Jacob Rees-Mogg walks down a street in Westminster, London, Britain, on Wednesday. Photograph: Hannah McKay/Reuters
Jacob Rees-Mogg walks down a street in Westminster, London, Britain, on Wednesday. Photograph: Hannah McKay/Reuters

“I think it was very clear. She basically said when the withdrawal agreement had been approved and I assume that’s the May 22nd deadline. So I don’t think there was any ambiguity there,” he said.

“There is never any joy or happiness in somebody’s political career coming to an end. There’s always a poignancy about that. And I think the prime minister did it in an amazingly dignified way and that’s right and proper.”

While the prime minister was making her statement, MPs were debating alternatives to her Brexit deal ahead of “indicative votes” on the issue later in the evening.

The government gave its MPs a free vote on the ballots, but Labour whipped in favour of its own motion calling for customs union membership and close alignment with the single market; for a motion calling simply for customs union membership, and for another demanding that any Brexit deal approved by parliament should be put to a referendum. The party also “encouraged” its MPs to vote for a motion calling for membership of the customs union and the single market.

The government attempted to block the debate and the votes, but MPs voted by 331 votes to 287 to take control of the order paper and proceed with indicative voting. Before the start of the debate, speaker John Bercow warned the government that it could not bring its Brexit deal back for another vote this week unless the accord had changed. He added that he would not accept any procedural vote to circumvent his ruling.

‘Ferocious rage’

Outside the 1922 Committee meeting, many MPs spoke of their sadness and respect for the prime minister after her statement, and some said they were now ready to back her Brexit deal. Boris Johnson told a meeting of the European Research Group (ERG), which is made up of Conservative Brexiteers, that he was now backing the deal.
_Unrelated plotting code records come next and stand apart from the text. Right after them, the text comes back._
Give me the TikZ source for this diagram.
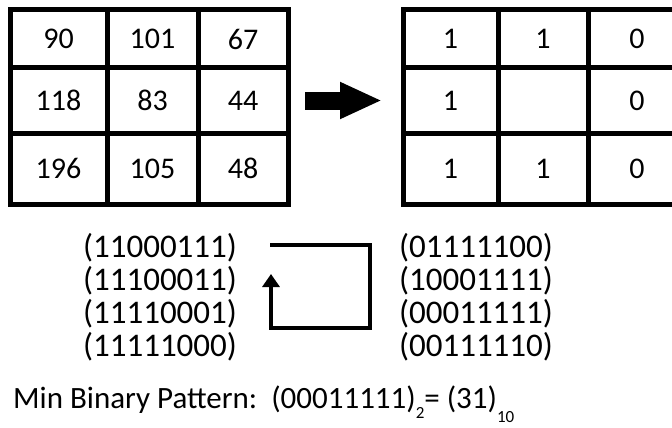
\documentclass[tikz,border=0pt]{standalone}
\usepackage{fontspec}
\setmainfont{Carlito}
\usetikzlibrary{arrows.meta}

\begin{document}
\begin{tikzpicture}[x=1pt, y=-1pt]
    % Node styles
    \tikzstyle{cell} = [rectangle, draw, line width=5pt, inner sep=0pt, font=\fontsize{30}{33}\selectfont]
    \tikzstyle{code} = [inner sep=0pt, font=\fontsize{33}{36}\selectfont]

    % Frame
    \useasboundingbox (0,0) rectangle (672,428);
    \clip (0,0) rectangle (672,428);
    \fill[white] (0,0) rectangle (672,428);

    % Left grid (grey values)
    \node[cell, minimum width=97, minimum height=58] (a11) at (58.5,39) {90};
    \node[cell, minimum width=91, minimum height=58] (a12) at (152.5,39) {101};
    \node[cell, minimum width=90, minimum height=58] (a13) at (243,39) {67};
    \node[cell, minimum width=97, minimum height=65] (a21) at (58.5,100.5) {118};
    \node[cell, minimum width=91, minimum height=65] (a22) at (152.5,100.5) {83};
    \node[cell, minimum width=90, minimum height=65] (a23) at (243,100.5) {44};
    \node[cell, minimum width=97, minimum height=71] (a31) at (58.5,168.5) {196};
    \node[cell, minimum width=91, minimum height=71] (a32) at (152.5,168.5) {105};
    \node[cell, minimum width=90, minimum height=71] (a33) at (243,168.5) {48};

    % Right grid (thresholded)
    \node[cell, minimum width=95, minimum height=58] (b11) at (450.5,39) {1};
    \node[cell, minimum width=90, minimum height=58] (b12) at (543,39) {1};
    \node[cell, minimum width=98, minimum height=58] (b13) at (637,39) {0};
    \node[cell, minimum width=95, minimum height=65] (b21) at (450.5,100.5) {1};
    \node[cell, minimum width=90, minimum height=65] (b22) at (543,100.5) {};
    \node[cell, minimum width=98, minimum height=65] (b23) at (637,100.5) {0};
    \node[cell, minimum width=95, minimum height=71] (b31) at (450.5,168.5) {1};
    \node[cell, minimum width=90, minimum height=71] (b32) at (543,168.5) {1};
    \node[cell, minimum width=98, minimum height=71] (b33) at (637,168.5) {0};

    % Big arrow
    \draw[line width=18pt, -{Triangle[length=42pt, width=34pt]}, shorten <=14.5pt, shorten >=18.5pt] (a23) -- (b21);

    % Rotations
    \node[code] (l1) at (160,248) {(11000111)};
    \node[code] (l2) at (160,281) {(11100011)};
    \node[code] (l3) at (160,314) {(11110001)};
    \node[code] (l4) at (160,347) {(11111000)};
    \node[code] (r1) at (476,248) {(01111100)};
    \node[code] (r2) at (476,281) {(10001111)};
    \node[code] (r3) at (476,314) {(00011111)};
    \node[code] (r4) at (476,347) {(00111110)};

    % Loop arrow
    \coordinate (tl) at (270,245);
    \coordinate (tr) at (370,245);
    \coordinate (br) at (370,328);
    \coordinate (bl) at (271,328);
    \coordinate (tip) at (271,274);
    \draw[line width=4.5pt, -{Triangle[length=13pt, width=17pt]}] (tl) -- (tr) -- (br) -- (bl) -- (tip);

    % Result
    \node[anchor=base west, inner sep=0pt, font=\fontsize{31}{34}\selectfont] (res) at (13,408)
        {Min Binary Pattern:\ \ (00011111)\raisebox{-10pt}{\fontsize{17}{17}\selectfont 2}= (31)\raisebox{-14pt}{\fontsize{17}{17}\selectfont 10}};
\end{tikzpicture}
\end{document}
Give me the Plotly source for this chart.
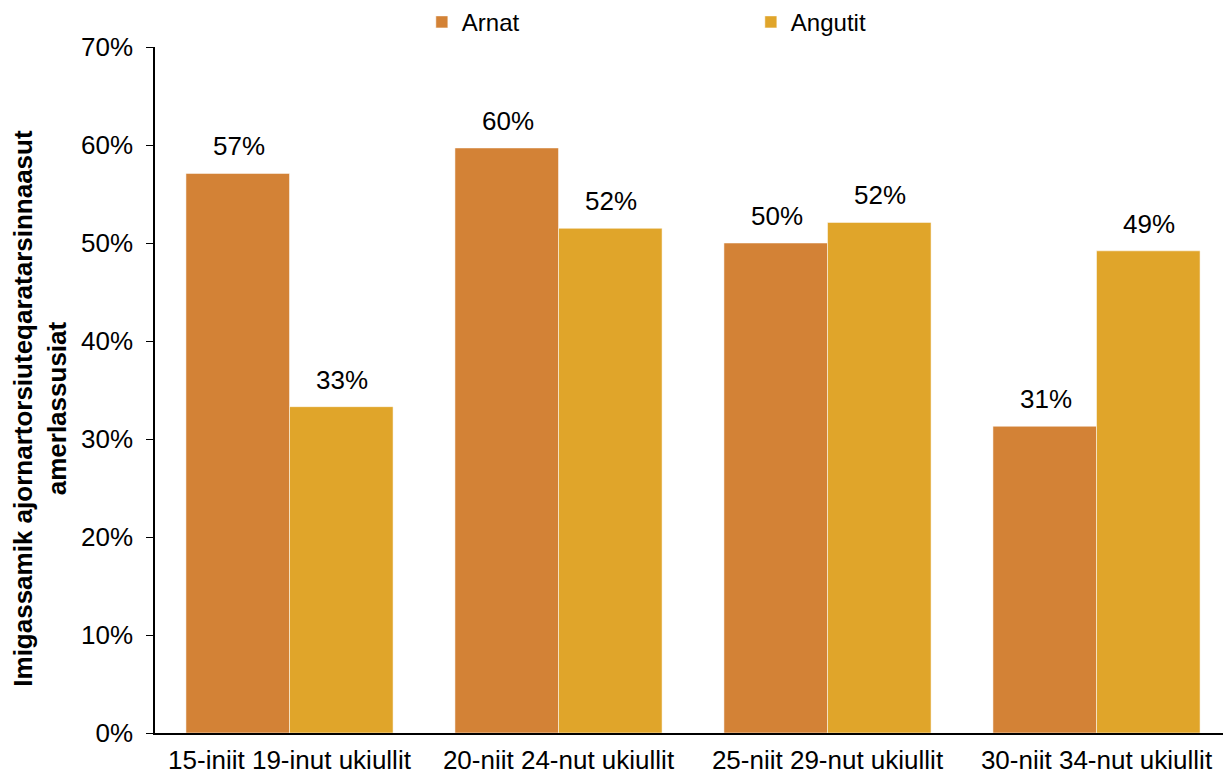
"""
Arnat / Angutit grouped bar chart
"""

import plotly.graph_objects as go

CATEGORIES = [
    "15-iniit 19-inut ukiullit",
    "20-niit 24-nut ukiullit",
    "25-niit 29-nut ukiullit",
    "30-niit 34-nut ukiullit",
]
ARNAT = [0.571, 0.597, 0.500, 0.313]
ANGUTIT = [0.333, 0.515, 0.521, 0.492]
Y_TICKS = [0, 0.1, 0.2, 0.3, 0.4, 0.5, 0.6, 0.7]
Y_TITLE = "<b>Imigassamik ajornartorsiuteqaratarsinnaasut<br>amerlassusiat</b>"

ARNAT_CLR = "#D38236"
ANGUTIT_CLR = "#E0A52A"
FONT = "Liberation Sans, Arial, sans-serif"

# the page body has an 8px margin, so the figure is a bit smaller than the window
WIDTH, HEIGHT = 1223, 767


def create_bar():
    fig = go.Figure()
    for name, vals, clr in [("Arnat", ARNAT, ARNAT_CLR), ("Angutit", ANGUTIT, ANGUTIT_CLR)]:
        fig.add_trace(
            go.Bar(
                x=CATEGORIES,
                y=vals,
                name=name,
                marker=dict(color=clr, line=dict(color="rgba(255,255,255,0.5)", width=1)),
                hovertemplate="%{x}<br>" + name + ": %{y:.0%}<extra></extra>",
            )
        )

    # value labels above bars
    for vals, shift in [(ARNAT, -51), (ANGUTIT, 52)]:
        for cat, v in zip(CATEGORIES, vals):
            fig.add_annotation(
                x=cat, y=v, text=f"{v:.0%}", showarrow=False,
                xshift=shift, yshift=10, yanchor="bottom",
                font=dict(size=26, color="black", family=FONT),
            )

    # y axis title (sits a little below the axis centre, as in the original)
    fig.add_annotation(
        text=Y_TITLE, textangle=-90, showarrow=False,
        xref="paper", yref="paper", x=-0.107, y=0.474,
        xanchor="center", yanchor="middle",
        font=dict(size=26, color="black", family=FONT),
    )

    fig.update_layout(
        width=WIDTH,
        height=HEIGHT,
        margin=dict(t=39, b=42, l=147, r=0, autoexpand=False),
        plot_bgcolor="white",
        paper_bgcolor="white",
        font=dict(family=FONT, size=26, color="black"),
        barmode="group",
        bargap=0.23,
        bargroupgap=0,
        showlegend=True,
        legend=dict(
            orientation="h",
            x=0.248, xanchor="left",
            y=1.036, yanchor="middle",
            entrywidth=284,
            font=dict(size=24),
            itemclick=False,
        ),
        xaxis=dict(
            showline=True, linecolor="black", linewidth=1.5,
            ticks="", ticklabelstandoff=3,
            tickfont=dict(size=26),
        ),
        yaxis=dict(
            range=[0, 0.7],
            tickvals=Y_TICKS,
            tickformat=".0%",
            showgrid=False,
            zeroline=False,
            showline=True, linecolor="black", linewidth=1.5,
            ticks="outside", ticklen=7, tickcolor="black",
            ticklabelstandoff=8,
            tickfont=dict(size=26),
        ),
    )
    return fig


def main():
    fig = create_bar()
    fig.write_html("out.html")


if __name__ == "__main__":
    main()
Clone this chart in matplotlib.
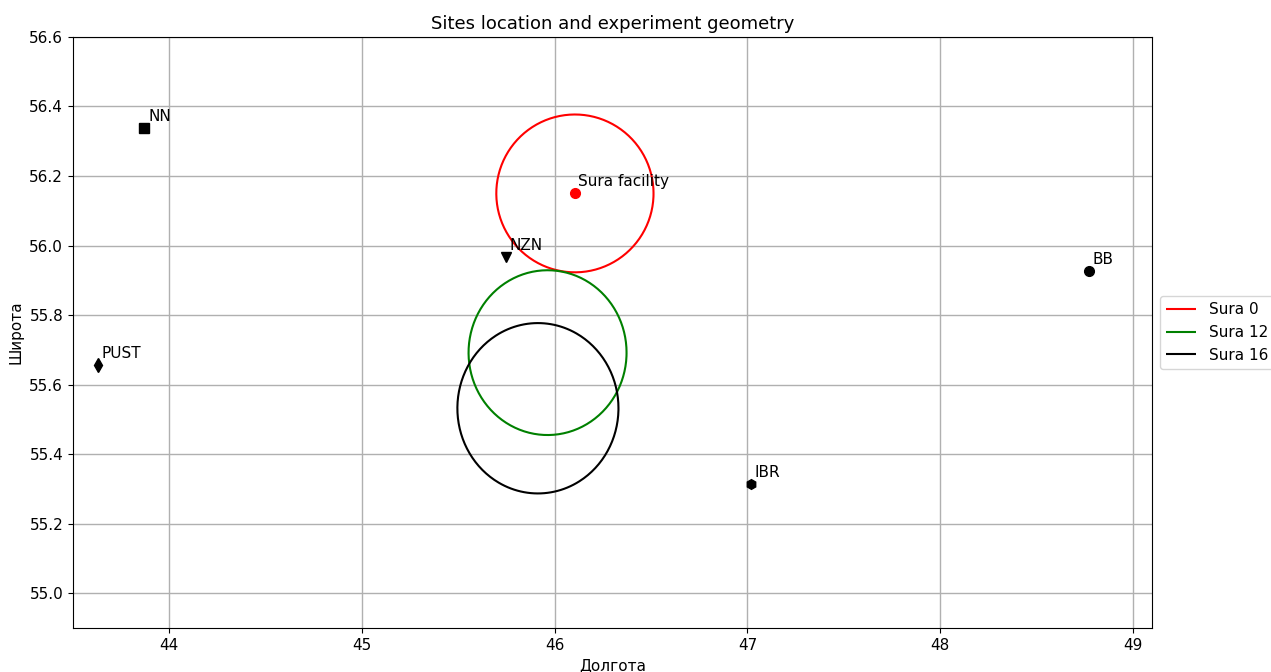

But Steve Baker, a deputy chairman of the group, said he was "consumed with a ferocious rage" after what he called the pantomime of Mrs May's statement.

Conservative MP Steve Baker poses next to a pro-Brexit protester outside the Houses of Parliament in London, Britain. Photograph: Alkis Konstantinidis/Reuters
Conservative MP Steve Baker poses next to a pro-Brexit protester outside the Houses of Parliament in London, Britain. Photograph: Alkis Konstantinidis/Reuters

“What is our liberty for if not to govern ourselves? Like all of you I have wrestled with my conscience about what to do,” he said.

“I could tear this place down and bulldoze it into the river. These fools and knaves and cowards are voting on things they don’t even understand. We’ve been put in this place by people whose addiction to power without responsibility has led them to put the choice of no Brexit or this deal. I may yet resign the whip than be part of this.”

One of those at the meeting said that Mr Baker was so emotional that he was hugged by Mr Rees-Mogg and other leading ERG figures, adding: “We are not a hugging group.”